A little over a week ago, my guy and I made it official. I’m a Mrs!
It’s so strange.
I was sitting at home on the Thursday before the wedding watching one of my favourite movies of all time – My best friends wedding starring Julia Roberts and her delicious co star, someone or other and made my best man watch it with me. It was on etv at 8. We kept in contact via text messages throughout the movie although, with the last 40 minutes or so the communication was rather one sided. I later found out that he had actually fallen asleep. Honestly, there is only so much a man can do for his bride.
I think the one thing I really love about the movie is Julia’s best man so to speak. Such a Nathan*. Full of fun and good advice one really doesn’t want to hear but obviously needs to.
It’s when he says – The moment I wake up, before I put on my makeup – I say a little prayer for you. And when I’m curling my hair now, and wondering what dress to wear now – I say a little prayer for you.
And now I find myself hum that little tune everytime I stand infront of the mirror or my wardrobe or even the stove for that matter because – forever and ever he’ll stay in my heart and I will love him together forever we never must part oh how I love him, together forever, is how it must be, to live without him will only be heartbreak for me – at this point I imagine all of you singing along loudly to one of the cheesiest songs.
Nathan Antonels was the best man any bride could have wished for. He arranged a steller hen party which was totally bride orientated. I wasn’t pressured into getting drunk and when I gave up stabbing my sushi with the sticks, it was ok to admit defeat and eat it with my fingers and best of all I was allowed to have fun and happily say goodbye to the fun of the past and I look forward to the adventures of the future, courtesy of my best friends and a really good bottle of red wine.
Our wedding day was one of the most enchanting days of our relationship thus far.
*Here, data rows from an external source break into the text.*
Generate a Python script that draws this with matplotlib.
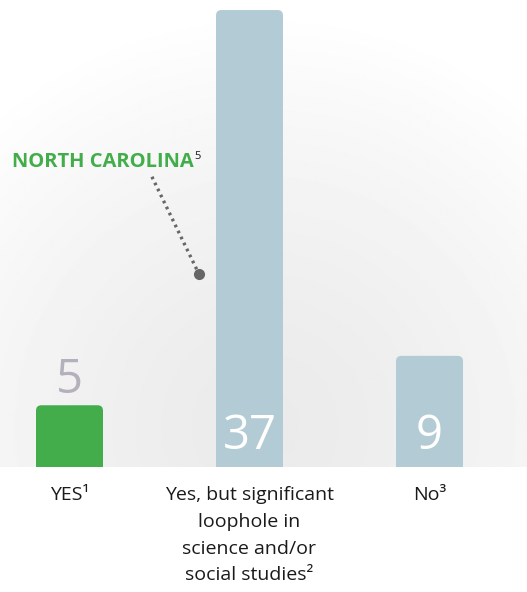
import numpy as np
import matplotlib
matplotlib.use('Agg')
import matplotlib.pyplot as plt
from matplotlib.patches import FancyBboxPatch

plt.rcParams['font.family'] = ['Open Sans', 'DejaVu Sans']

# data
categories = ['YES¹',
              'Yes, but significant\nloophole in\nscience and/or\nsocial studies²',
              'No³']
values = [5, 37, 9]
colors = ['#43ad4b', '#b3cbd5', '#b3cbd5']

W, H = 527, 592
fig = plt.figure(figsize=(W / 100, H / 100), dpi=100)
base_px = 125
ax = fig.add_axes([0, base_px / H, 1, (H - base_px) / H])
xmin, xmax = -69.5 / 180, (W - 69.5) / 180
ymax = (H - base_px) / 12.35
ax.set_xlim(xmin, xmax)
ax.set_ylim(0, ymax)

# soft radial background
gx, gy = np.meshgrid(np.linspace(0, W, 300), np.linspace(0, H - base_px, 300))
r = np.hypot(gx - 265, gy - 40) / 420
shade = 0.92 + 0.08 * np.clip(r, 0, 1) ** 1.5
ax.imshow(shade, extent=[xmin, xmax, 0, ymax], origin='lower', aspect='auto',
          cmap='gray', vmin=0, vmax=1, zorder=0)

width = 67 / 180
aspect = 180 / 12.35
for i, (v, c) in enumerate(zip(values, colors)):
    p = FancyBboxPatch((i - width / 2, -2), width, v + 2,
                       boxstyle='round,pad=0,rounding_size=0.03',
                       mutation_aspect=aspect, fc=c, ec='none', zorder=2)
    ax.add_patch(p)
    if v < 8:
        ax.text(i, v + 1.0, str(v), ha='center', va='baseline', fontsize=34,
                color='#b5b1bc', zorder=3)
    else:
        ax.text(i, 1.46, str(v), ha='center', va='baseline', fontsize=34,
                color='white', zorder=3)

ax.set_xticks(range(len(categories)))
ax.set_xticklabels(categories, fontsize=14, color='#1a1a1a', linespacing=1.62)
ax.tick_params(axis='x', length=0, pad=14)
ax.set_yticks([])
for s in ax.spines.values():
    s.set_visible(False)

# North Carolina callout
ax.plot([0.458, 0.71], [23.5, 15.9], color='#666666', lw=2.4,
        linestyle=(0, (0.8, 1.2)), zorder=3)
ax.plot([0.72], [15.6], 'o', color='#666666', ms=7, zorder=3)
nc = ax.text(-0.32, 24.3, 'NORTH CAROLINA', color='#43ad4b', fontsize=14.5,
             fontweight='bold', ha='left', va='baseline', zorder=3)
ax.annotate('5', xy=(1, 1), xycoords=nc, xytext=(0.5, 1),
            textcoords='offset points', color='#1a1a1a', fontsize=8,
            ha='left', va='top', zorder=3)

fig.savefig('out.png', dpi=100)
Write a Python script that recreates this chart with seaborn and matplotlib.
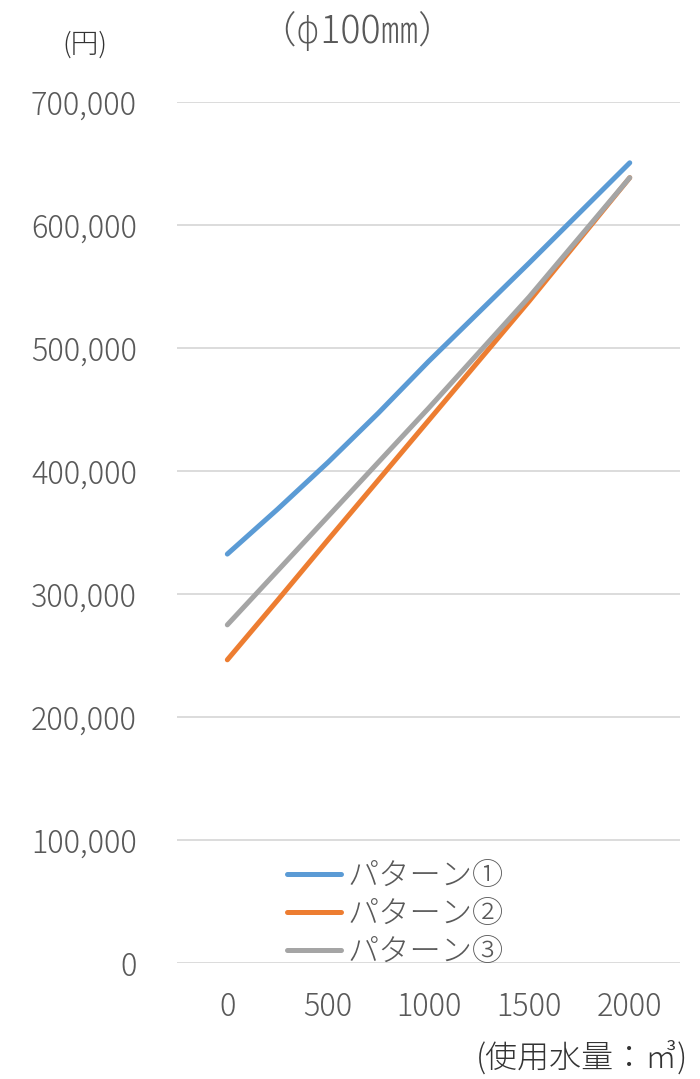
import numpy as np
import pandas as pd
import matplotlib.pyplot as plt
import seaborn as sns
from matplotlib.ticker import FuncFormatter

# 使用水量（㎥）と料金（円）
usage = [0, 250, 500, 750, 1000, 1500, 2000]
pattern1 = [332500, 369000, 407000, 447000, 489000, 569000, 650400]
pattern2 = [246600, 295000, 344000, 392500, 441000, 538000, 638300]
pattern3 = [275000, 319000, 363000, 407000, 451000, 541400, 638300]
labels = ['パターン①', 'パターン②', 'パターン③']
colors = ['#5B9BD5', '#ED7D31', '#A5A5A5']
y_ticks = [0, 100000, 200000, 300000, 400000, 500000, 600000, 700000]
x_ticks = [0, 500, 1000, 1500, 2000]

df = pd.DataFrame({
    '使用水量': usage * 3,
    '金額': pattern1 + pattern2 + pattern3,
    'パターン': np.repeat(labels, len(usage)),
})

sns.set_style('white')
plt.rcParams['font.family'] = ['Noto Sans CJK JP', 'DejaVu Sans']
plt.rcParams['font.weight'] = 'light'
txt = '#595959'

fig = plt.figure(figsize=(7, 10.79), dpi=100)
ax = fig.add_axes([0.2529, 0.1072, 0.7186, 0.7985])
sns.lineplot(data=df, x='使用水量', y='金額', hue='パターン', hue_order=labels,
             palette=colors, linewidth=3.6, solid_capstyle='round', ax=ax, zorder=3)

ax.set_xlim(-250, 2250)
ax.set_ylim(0, 700000)
ax.set_yticks(y_ticks)
ax.set_xticks(x_ticks)
ax.yaxis.set_major_formatter(FuncFormatter(lambda v, p: f'{int(v):,}'))
ax.grid(axis='y', color='#D9D9D9', linewidth=1.3)
ax.grid(axis='x', visible=False)
sns.despine(ax=ax, left=True, bottom=True)
ax.tick_params(axis='both', length=0, labelsize=22, colors=txt)
ax.tick_params(axis='y', pad=29)
ax.tick_params(axis='x', pad=20)
ax.set_xlabel('')
ax.set_ylabel('')

leg = ax.legend(loc='center left', bbox_to_anchor=(287 / 700, 1 - 914 / 1079),
                bbox_transform=fig.transFigure, frameon=False, fontsize=22.5,
                handlelength=1.72, handletextpad=0.2, labelspacing=0.2,
                borderpad=0, borderaxespad=0)
for t in leg.get_texts():
    t.set_color(txt)

fig.text(357 / 700, 1 - 32 / 1079, '（ϕ100㎜）', ha='center', va='center',
         fontsize=27, color=txt)
fig.text(85 / 700, 1 - 45 / 1079, '(円)', ha='center', va='center',
         fontsize=20, color='#333333')
fig.text(688 / 700, 1 - 1058 / 1079, '(使用水量：㎥)', ha='right', va='center',
         fontsize=23, color='#333333')

fig.savefig('out.png', dpi=100)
I was on time to meet the groom at the church. Infact, I was just a tad early. I had giggled like a silly girl when I realised the mist would clear and we’d have a sunny blue sky day. And I felt relief as my mom walked into my grans house with my bouquet in her hand and said those words every bride wants to hear. “You are the most beautiful bride I’ve ever seen. I’m so proud of you.” At that moment I just wanted to meet my husband at the alter already. So as I fussed out of the car at the church and my gran impatiently waited for the music to start, (I chose Josh Groban’s rendition of the Ave Maria), I took one last deep breathe, I hooked my arm into my grandmother’s and slowly guided her down the aisle. (She’s like 83) and as I had my Bella Cullen moment of turning the corner and looking at the groom I realised it was finally happening and all I wanted was to be – with him. My groom standing there looking so dapper was crying like a baby and remained in that state throughout the mass. I was handing him tissues and asking him to please stop the crying. He must of thought I was heartless but I figured that at this point – most brides had got it together.
He said his vows and I said mine and it was an experience I will cherish forever. I felt calm. Finally the storm had died.
The guests were all invited to a tea in the church hall where my father in law got to learn that his new daughter in law was really a lovely young woman and where I learned that we really do know a lot of people but that we certainly need to start choosing our friends a little better.
We had a long memorable and breathtaking drive out to Stellenbosch where we took photographs and had the main reception for our 48 guests. My now husband took me into his arms and swayed me to a 1000 years while the champagne flowed and our guests – all of them – chatted the night away.
The weather was magnificent and the planning was – almost – flawless, but I could not be happier with the result of the night.
Guests are still calling me up to thank us for the invite and for making them apart of the most memorable evening of our lives. It was intimate and special. My dress made the impact I was hoping it would! Finally. I was comfortable and happier than I’d felt in months. It was our day. A day made for love and blessed by so gracious a hand. It was more than I imagined. I didn’t expect anything per se but what we got in return was a great start to what I will continue to pray for everyday, a long and happy prosperous life.